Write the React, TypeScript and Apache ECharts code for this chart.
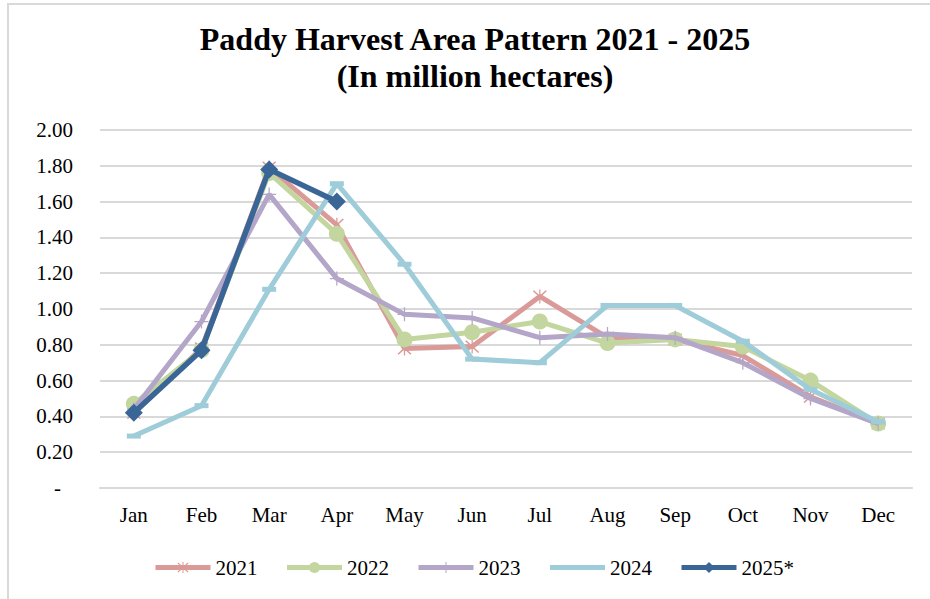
import React, { useEffect, useRef } from "react";
import * as echarts from "echarts";

const months = ["Jan", "Feb", "Mar", "Apr", "May", "Jun", "Jul", "Aug", "Sep", "Oct", "Nov", "Dec"];
const seriesNames = ["2021", "2022", "2023", "2024", "2025*"];
const v2021 = [0.42, 0.78, 1.79, 1.47, 0.78, 0.79, 1.07, 0.84, 0.83, 0.74, 0.51, 0.36];
const v2022 = [0.47, 0.77, 1.76, 1.42, 0.83, 0.87, 0.93, 0.81, 0.83, 0.79, 0.60, 0.36];
const v2023 = [0.44, 0.93, 1.64, 1.17, 0.97, 0.95, 0.84, 0.86, 0.84, 0.70, 0.50, 0.36];
const v2024 = [0.29, 0.46, 1.11, 1.70, 1.25, 0.72, 0.70, 1.02, 1.02, 0.82, 0.55, 0.37];
const v2025 = [0.42, 0.77, 1.78, 1.60];
const colors = ["#D99A98", "#C3D69F", "#B4A6C8", "#9ECCD9", "#3A6597"];
const titleLines = ["Paddy Harvest Area Pattern 2021 - 2025", "(In million hectares)"];

const FONT = "Liberation Serif";
const STAR =
  "path://M9.2,0h1.6v20h-1.6z M1,2.4L2.4,1L19,17.6L17.6,19z M17.6,1L19,2.4L2.4,19L1,17.6z";
const PLUS = "path://M9.1,0h1.8v20h-1.8z M0,9.1h20v1.8h-20z";

export default function App() {
  const ref = useRef<HTMLDivElement>(null);
  useEffect(() => {
    document.body.style.margin = "0";
    const chart = echarts.init(ref.current!, null, { renderer: "svg" });
    const data = [v2021, v2022, v2023, v2024, v2025];
    const symbols: any[] = [STAR, "circle", PLUS, "rect", "diamond"];
    const sizes: any[] = [14, 16, 14, [14, 5], 18];
    chart.setOption({
      animation: false,
      backgroundColor: "#ffffff",
      color: colors,
      textStyle: { fontFamily: FONT },
      graphic: [
        { type: "rect", shape: { x: 7, y: 3, width: 923, height: 2 }, style: { fill: "#d9d9d9" } },
        { type: "rect", shape: { x: 7, y: 3, width: 2, height: 596 }, style: { fill: "#d9d9d9" } },
        {
          type: "text",
          x: 475,
          y: 20,
          style: {
            text: titleLines.join("\n"),
            fontFamily: FONT,
            fontSize: 32,
            fontWeight: "bold",
            lineHeight: 37,
            fill: "#000",
            align: "center",
          },
        },
      ],
      grid: { left: 100, right: 18, top: 130, bottom: 111 },
      legend: {
        data: seriesNames.map((n, i) => ({
          name: n,
          textStyle: { fontFamily: FONT, fontSize: 21, color: "#000" },
          ...(i === 3 ? { itemStyle: { opacity: 0 } } : {}),
        })),
        left: 148,
        top: 552,
        itemWidth: 55,
        itemHeight: 14,
        itemGap: 27,
        lineStyle: { width: 5 },
        textStyle: { fontFamily: FONT, fontSize: 21, color: "#000" },
      },
      xAxis: {
        type: "category",
        data: months,
        boundaryGap: true,
        axisLine: { show: true, lineStyle: { color: "#d9d9d9", width: 2 } },
        axisTick: { show: false },
        axisLabel: { fontFamily: FONT, fontSize: 21, color: "#000", margin: 16 },
      },
      yAxis: {
        type: "value",
        min: 0,
        max: 2,
        interval: 0.2,
        axisLine: { show: false },
        axisTick: { show: false },
        splitLine: { lineStyle: { color: "#d9d9d9", width: 2 } },
        axisLabel: {
          fontFamily: FONT,
          fontSize: 21,
          color: "#000",
          margin: 27,
          formatter: (v: number) => (v === 0 ? "{d|-}" : v.toFixed(2)),
          rich: { d: { fontFamily: FONT, fontSize: 21, color: "#000", padding: [0, 12, 0, 0] } },
        },
      },
      series: data.map((d, i) => ({
        name: seriesNames[i],
        type: "line",
        data: d,
        symbol: symbols[i],
        symbolSize: sizes[i],
        showAllSymbol: true,
        lineStyle: { width: i === 4 ? 5.5 : 5, color: colors[i] },
        itemStyle: { color: colors[i], borderWidth: 0 },
        z: 2 + i,
      })),
    });
    return () => chart.dispose();
  }, []);
  return <div ref={ref} style={{ width: 930, height: 599 }} />;
}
##############################
Stated goal –
Up to and including the line with "Harvest Area Pattern", copy the data above from its first line. Skip pictures.

Exercise answer –
Write the React, TypeScript and Apache ECharts code for this chart.
import React, { useEffect, useRef } from "react";
import * as echarts from "echarts";

const months = ["Jan", "Feb", "Mar", "Apr", "May", "Jun", "Jul", "Aug", "Sep", "Oct", "Nov", "Dec"];
const seriesNames = ["2021", "2022", "2023", "2024", "2025*"];
const v2021 = [0.42, 0.78, 1.79, 1.47, 0.78, 0.79, 1.07, 0.84, 0.83, 0.74, 0.51, 0.36];
const v2022 = [0.47, 0.77, 1.76, 1.42, 0.83, 0.87, 0.93, 0.81, 0.83, 0.79, 0.60, 0.36];
const v2023 = [0.44, 0.93, 1.64, 1.17, 0.97, 0.95, 0.84, 0.86, 0.84, 0.70, 0.50, 0.36];
const v2024 = [0.29, 0.46, 1.11, 1.70, 1.25, 0.72, 0.70, 1.02, 1.02, 0.82, 0.55, 0.37];
const v2025 = [0.42, 0.77, 1.78, 1.60];
const colors = ["#D99A98", "#C3D69F", "#B4A6C8", "#9ECCD9", "#3A6597"];
const titleLines = ["Paddy Harvest Area Pattern 2021 - 2025", "(In million hectares)"];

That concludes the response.